Parent Involvement in Early Literacy is the Key to Academic Success
by Deborah J. Stewart, M.ED. on Jan. 18, 2011
A study conducted last spring in over 27 countries and over 20 years confirmed that having over 500 books in ones’ home is more important to a child’s projected academic success than a parent’s education. There are few studies to date on parent involvement in early literacy skills and development when reading with them. Yet, educators know that the number one predictor of lifelong academic achievement is parental involvement.
What are some best practices to help your child learn beginning literacy skills?
Where do you start if your child does not know their letters or sounds?

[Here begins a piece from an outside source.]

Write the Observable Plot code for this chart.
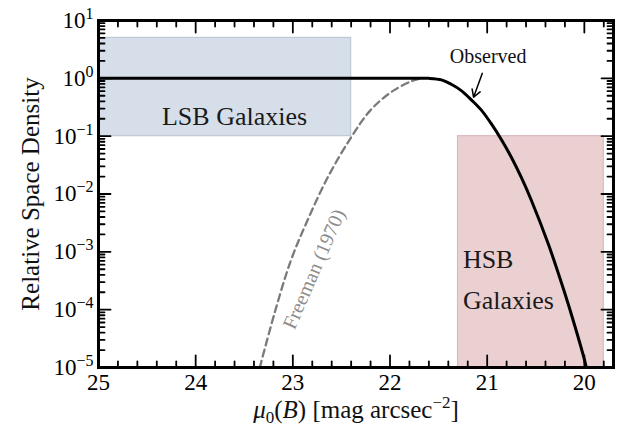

- Expose your child to literacy in natural occurring situations– Point out stop, speed, and washroom signs
- Label your house– Make a project out of writing and taping the words for things around your house that your child can see, touch, and repeat every day.
- Alphabet fun– Play with the alphabet out of order through developing letter of the day, week, or month and try to incorporate meals, toys, pictures on the internet, books. Have your child help you. Take pictures and/or develop a book for each. Develop opportunities for your child to make each letter cutting them from sponges, or forming them using play dough or even dye in snow!
- Sound fun- Make up songs, games, or dances using the sounds of each letter in the alphabet. Buy a puzzle or game that says the sound of each letter as a review.
Where do you start if your child is ready to read?
- Investigate- The first reading steps are always the most nerve wrecking. Make sure your child is ready. Does your child know their letters and sounds?
- What are the signs of a child ready to read?– Does your child pretend to read books, ask you what words say, attempt to sound out letters in words, know words are devised of letters and spaces indicate new words? Has your child told you they want to learn to read?
- Start and stop when your child is eager- Beginning reading is hard. Consistency in small chunks of time works best. Always make sure they are having fun and within their frustration threshold.
- Use a repetitive simple text book- Allow your child to select an easy reader that can be completed in one sitting of 5-10 minutes. Research suggests choice is important in reading motivation.
- Picture walk- Predict and preview each page in a book using picture clues to identify story details
- Model- Do an initial read through of the book allowing your child to see best beginning reading practices of pointing to each word with your finger.
- Guide them- Allow your child to read the text helping them when necessary with difficult words in context.
- Review and discuss- Ask story questions related to vocabulary, connecting the text to your child’s experiences, and to check for basic reading comprehension.
- Write- Have your child share as you transcribe or bravely attempt to write their thoughts on characters, problems, situations and their experiences with each story.
- Review high frequency words- Review words such as; a, the, and, this… however you see fit.
- Consistency- Work daily through these steps whenever possible.